Here is an interesting part of the article. So, the security barrier is working, so admits Wedeman. “But the Palestinians call it the ’racist apartheid wall.’ The wall has all but destroyed the local economy, cutting Bethlehem off from much of its farmland and reducing the flood of tourists to a trickle.” So, let us understand. The security barrier is saving the lives of hundreds of Israelis, perhaps even thousands when you take into account the injured, the orphaned, and other lives horribly effected by the endless and brutal suicide attacks. At the same time, this life-saving barrier is damaging the Palestinian economy.

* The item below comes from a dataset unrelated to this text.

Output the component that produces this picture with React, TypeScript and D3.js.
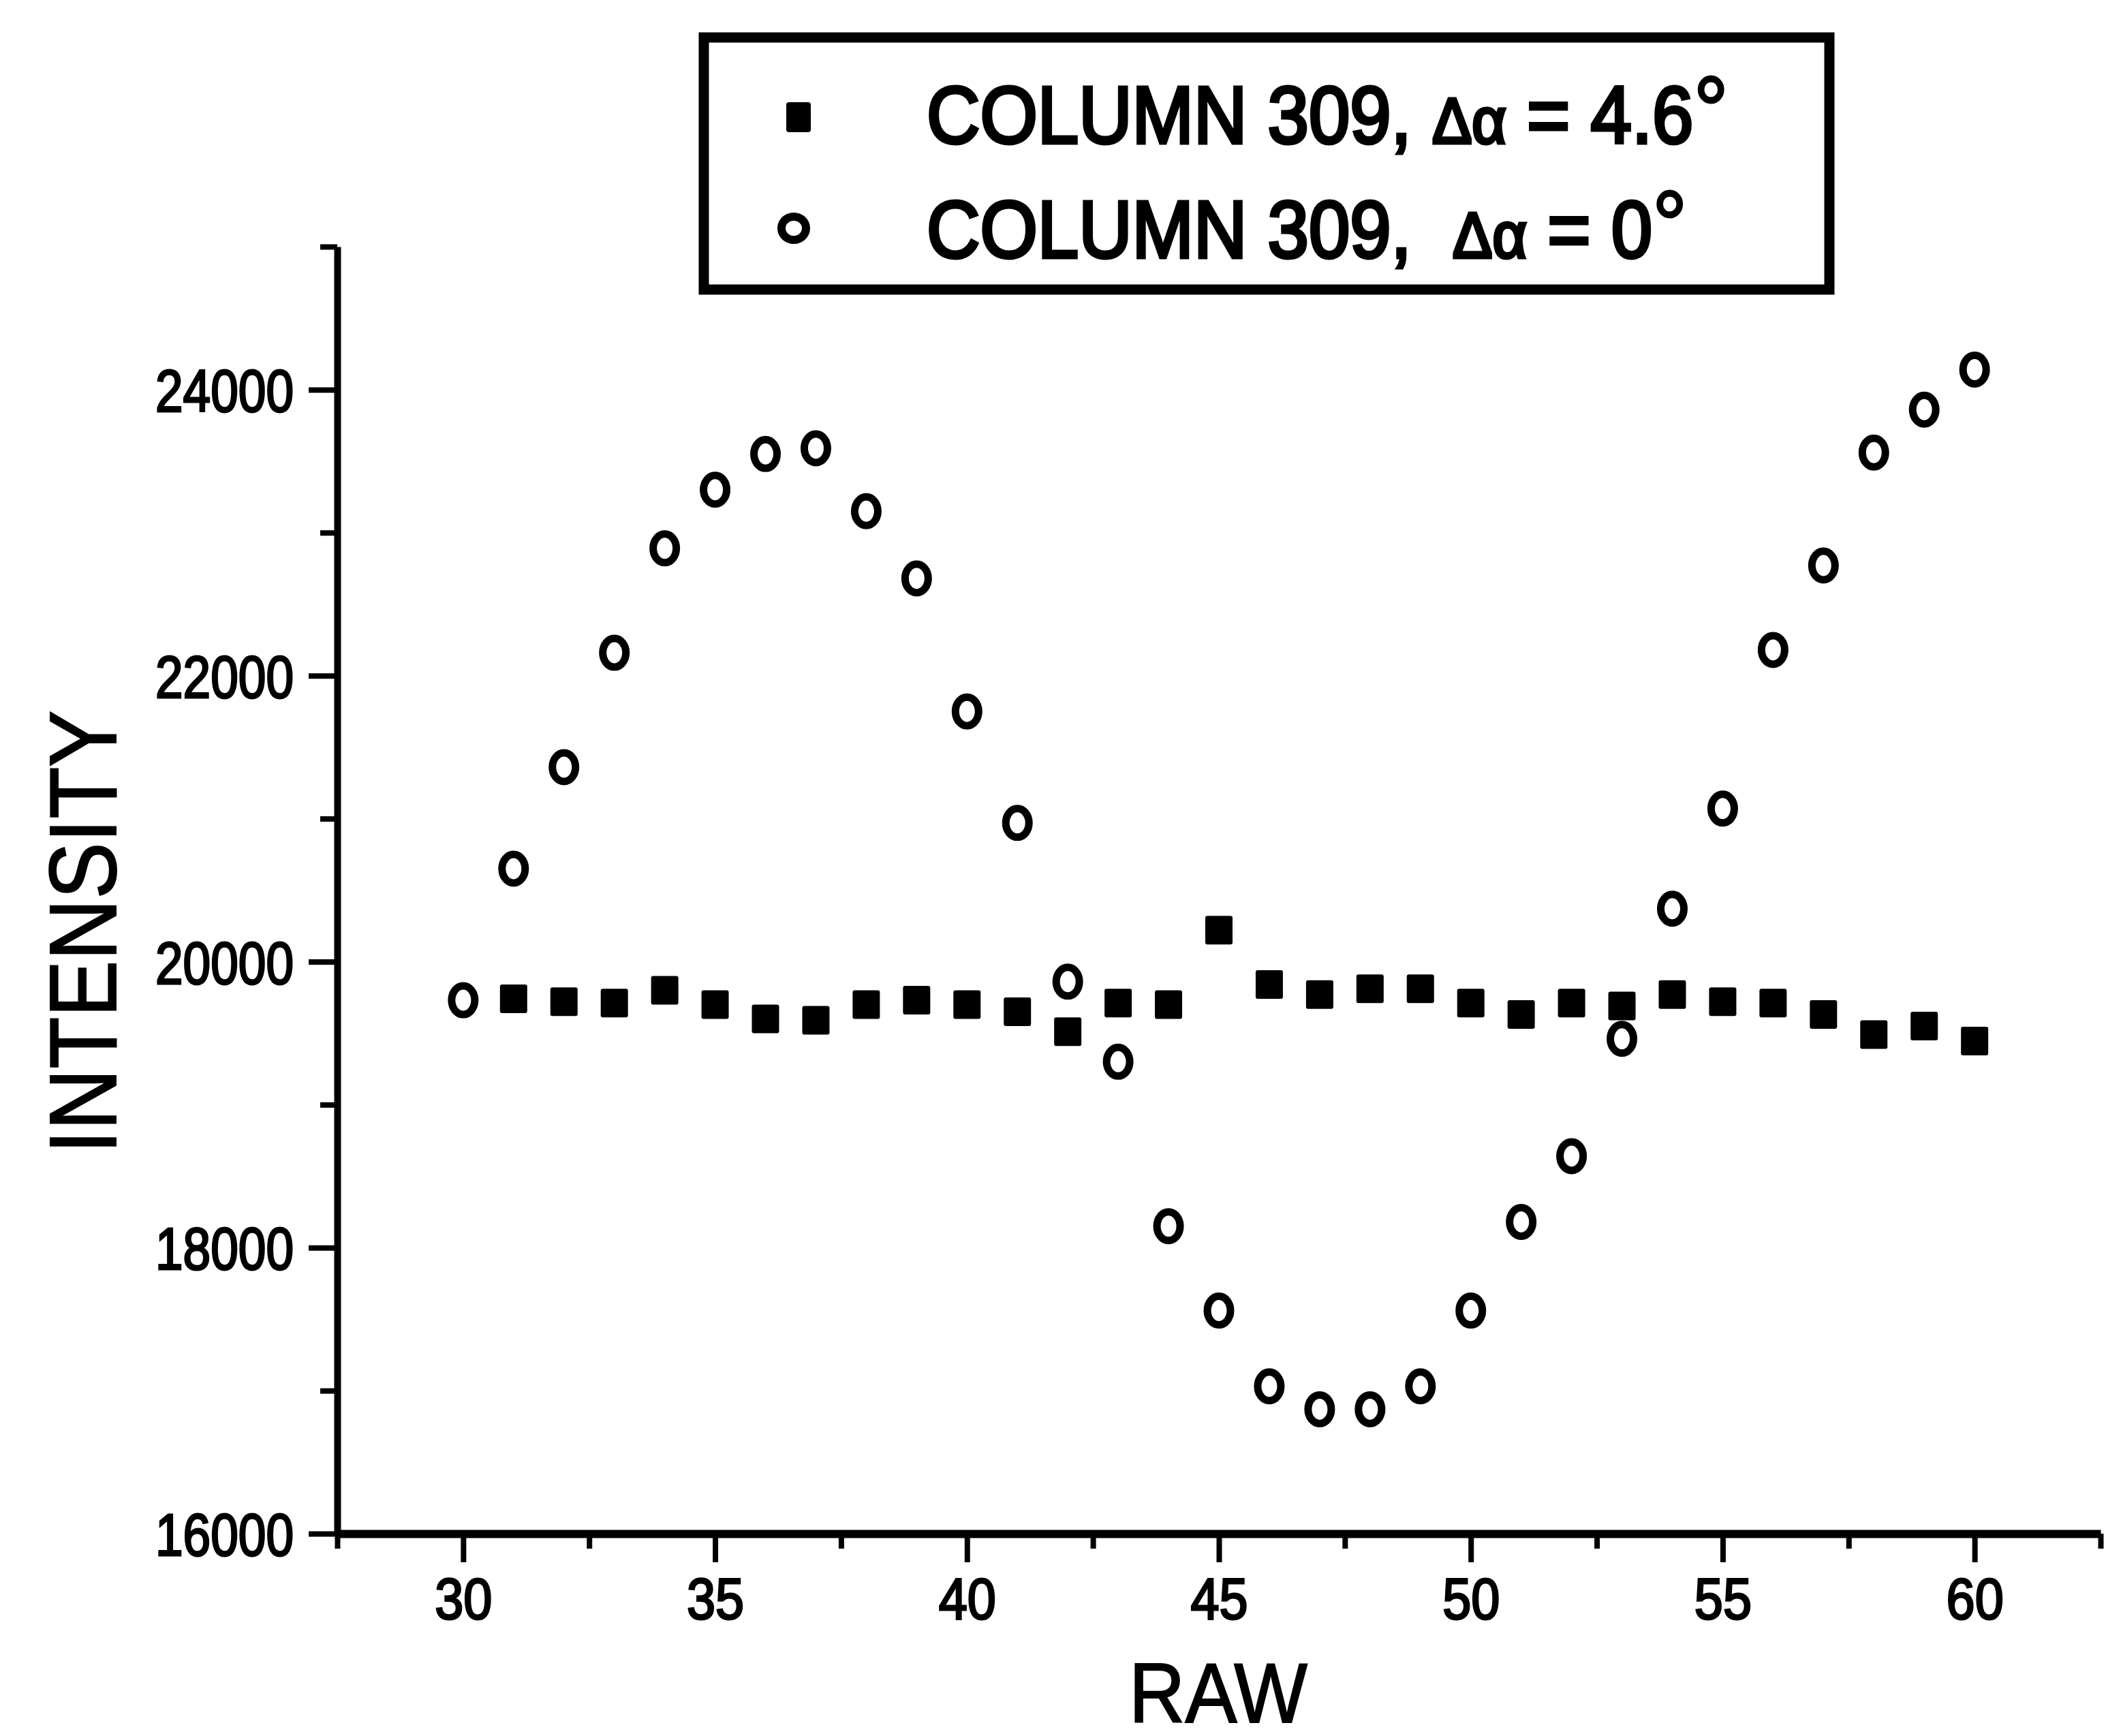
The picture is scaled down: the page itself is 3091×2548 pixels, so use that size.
// IntensityChart.tsx

import React, { useEffect, useRef } from "react";
import * as d3 from "d3";

const WIDTH = 3091;
const HEIGHT = 2548;

// Δα = 0° series (open circles)
const rawOpen = [30, 31, 32, 33, 34, 35, 36, 37, 38, 39, 40, 41, 42, 43, 44, 45, 46, 47, 48, 49, 50, 51, 52, 53, 54, 55, 56, 57, 58, 59, 60];
const intensityOpen = [
  19730, 20650, 21360, 22160, 22890, 23300, 23550, 23590, 23150, 22680, 21750,
  20970, 19860, 19300, 18150, 17560, 17030, 16870, 16870, 17030, 17560, 18180,
  18640, 19460, 20370, 21070, 22180, 22770, 23560, 23860, 24140,
];

// Δα = 4.6° series (filled squares)
const rawFilled = [31, 32, 33, 34, 35, 36, 37, 38, 39, 40, 41, 42, 43, 44, 45, 46, 47, 48, 49, 50, 51, 52, 53, 54, 55, 56, 57, 58, 59, 60];
const intensityFilled = [
  19740, 19720, 19710, 19800, 19700, 19600, 19590, 19700, 19730, 19700, 19650,
  19510, 19710, 19700, 20220, 19840, 19770, 19810, 19810, 19710, 19630, 19710,
  19690, 19770, 19720, 19710, 19630, 19490, 19550, 19445,
];

const xMajorTicks = [30, 35, 40, 45, 50, 55, 60];
const xMinorTicks = [27.5, 32.5, 37.5, 42.5, 47.5, 52.5, 57.5, 62.5];
const yMajorTicks = [16000, 18000, 20000, 22000, 24000];
const yMinorTicks = [17000, 19000, 21000, 23000, 25000];

const FONT = "'Liberation Sans', Arial, Helvetica, sans-serif";

const IntensityChart = () => {
  const chartRef = useRef<SVGSVGElement | null>(null);

  useEffect(() => {
    const svg = d3.select(chartRef.current);
    svg.selectAll("*").remove();

    const x = d3.scaleLinear().domain([27.5, 62.5]).range([495, 3083]);
    const y = d3.scaleLinear().domain([16000, 25000]).range([2251, 362]);

    svg.append("rect").attr("width", WIDTH).attr("height", HEIGHT).attr("fill", "#fff");

    // minor ticks first, the main axes draw over them
    const xMinor = svg
      .append("g")
      .attr("transform", `translate(0, ${y(16000)})`)
      .call(d3.axisBottom(x).tickValues(xMinorTicks).tickSize(22).tickSizeOuter(0).tickFormat(() => ""));
    xMinor.select(".domain").remove();
    xMinor.selectAll("line").attr("stroke", "#000").attr("stroke-width", 8);

    const yMinor = svg
      .append("g")
      .attr("transform", `translate(${x(27.5)}, 0)`)
      .call(d3.axisLeft(y).tickValues(yMinorTicks).tickSize(25).tickSizeOuter(0).tickFormat(() => ""));
    yMinor.select(".domain").remove();
    yMinor.selectAll("line").attr("stroke", "#000").attr("stroke-width", 8);

    // x axis (axis() resets font attrs on its group, so set them after the call)
    const xAxis = svg
      .append("g")
      .attr("transform", `translate(0, ${y(16000)})`)
      .call(d3.axisBottom(x).tickValues(xMajorTicks).tickSize(42).tickSizeOuter(0).tickFormat(d3.format("d")))
      .attr("font-family", FONT)
      .attr("font-size", 86);
    xAxis.select(".domain").attr("stroke", "#000").attr("stroke-width", 12);
    xAxis.selectAll("line").attr("stroke", "#000").attr("stroke-width", 8);
    xAxis
      .selectAll("text")
      .attr("y", 125)
      .attr("dy", null)
      .attr("fill", "#000")
      .attr("stroke", "#000")
      .attr("stroke-width", 3)
      .attr("transform", "scale(0.88,1)");

    // y axis
    const yAxis = svg
      .append("g")
      .attr("transform", `translate(${x(27.5)}, 0)`)
      .call(d3.axisLeft(y).tickValues(yMajorTicks).tickSize(42).tickSizeOuter(0).tickFormat(d3.format("d")))
      .attr("font-family", FONT)
      .attr("font-size", 88);
    yAxis.select(".domain").attr("stroke", "#000").attr("stroke-width", 10);
    yAxis.selectAll("line").attr("stroke", "#000").attr("stroke-width", 8);
    yAxis
      .selectAll("text")
      .attr("x", -64 / 0.83)
      .attr("dy", "0.36em")
      .attr("fill", "#000")
      .attr("stroke", "#000")
      .attr("stroke-width", 3)
      .attr("transform", "scale(0.83,1)");

    // axis titles
    svg
      .append("text")
      .attr("transform", "translate(170, 1368) rotate(-90) scale(0.89,1)")
      .attr("text-anchor", "middle")
      .attr("font-family", FONT)
      .attr("font-size", 140)
      .attr("stroke", "#000")
      .attr("stroke-width", 2)
      .text("INTENSITY");

    svg
      .append("text")
      .attr("transform", "translate(1788, 2528) scale(0.92,1)")
      .attr("text-anchor", "middle")
      .attr("font-family", FONT)
      .attr("font-size", 124)
      .attr("stroke", "#000")
      .attr("stroke-width", 2)
      .text("RAW");

    // data: filled squares
    svg
      .append("g")
      .selectAll("rect")
      .data(rawFilled)
      .enter()
      .append("rect")
      .attr("x", (d) => x(d) - 20)
      .attr("y", (d, i) => y(intensityFilled[i]) - 21)
      .attr("width", 40)
      .attr("height", 42)
      .attr("rx", 3)
      .attr("fill", "#000");

    // data: open circles
    svg
      .append("g")
      .selectAll("ellipse")
      .data(rawOpen)
      .enter()
      .append("ellipse")
      .attr("cx", (d) => x(d))
      .attr("cy", (d, i) => y(intensityOpen[i]))
      .attr("rx", 17)
      .attr("ry", 21)
      .attr("fill", "none")
      .attr("stroke", "#000")
      .attr("stroke-width", 11);

    // legend
    const legend = svg.append("g").attr("font-family", FONT);
    legend
      .append("rect")
      .attr("x", 1033)
      .attr("y", 55)
      .attr("width", 1652)
      .attr("height", 370)
      .attr("fill", "#fff")
      .attr("stroke", "#000")
      .attr("stroke-width", 15);

    legend
      .append("rect")
      .attr("x", 1172 - 18)
      .attr("y", 172 - 22)
      .attr("width", 36)
      .attr("height", 44)
      .attr("rx", 4)
      .attr("fill", "#000");
    legend
      .append("ellipse")
      .attr("cx", 1165)
      .attr("cy", 335)
      .attr("rx", 18)
      .attr("ry", 17)
      .attr("fill", "none")
      .attr("stroke", "#000")
      .attr("stroke-width", 12);

    const rows = [
      { y: 210, lead: "COLUMN 309, ", value: "4.6" },
      { y: 378, lead: "COLUMN 309,  ", value: "0" },
    ];
    rows.forEach((row) => {
      const t = legend
        .append("text")
        .attr("transform", `translate(1360, ${row.y}) scale(0.92,1)`)
        .attr("font-size", 118)
        .attr("stroke", "#000")
        .attr("stroke-width", 5)
        .attr("xml:space", "preserve")
        .style("white-space", "pre");
      t.append("tspan").text(row.lead);
      t.append("tspan").attr("font-size", 95).text("Δα");
      t.append("tspan").text(" = " + row.value);
      t.append("tspan").attr("font-size", 140).attr("stroke-width", 3).text("°");
    });
  }, []);

  return (
    <svg
      ref={chartRef}
      width={WIDTH}
      height={HEIGHT}
      style={{ position: "absolute", left: 0, top: 0, background: "#fff" }}
    ></svg>
  );
};

export default function App() {
  return <IntensityChart />;
}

Ok, I can live with that. In fact, that’s what I do – I live, because the barrier protects me from the Palestinian bomber. Yes, the Palestinian bomber and his people (many of whom protect and shield him from capture and arrest) have less money. So, perhaps, one would suggest to a rational and logical mind, if the Palestinian leadership stops inciting violence and promoting the idea of suicidal glory from the time children start elementary school up through all the stages of their often self-shortened lives, the barrier would become less necessary and could, as the Israelis have said all along, be replaced or removed.

Arnold Roth, whose beloved daughter Malki was murdered by a Palestinian suicide bomber who hid his explosives in a guitar case as he passed through a checkpoint with his “girl friend” summed up the barrier and the issue of the Palestinian’s damaged economy and quality of life perfectly. Don’t you dare talk to me about the Palestinian quality of life, he told reporters, when my daughter was denied life itself.

When a journalist loses his sense of fairness, his ability to understand, if not agree, with both sides of a conflict, he should be dismissed. We look forward to the day when CNN will realize that Ben Wedeman’s twisted sense of what is happening in the Middle East hurts CNN’s credibility and serves no purpose in helping educate the world about the real conflict in the Middle East.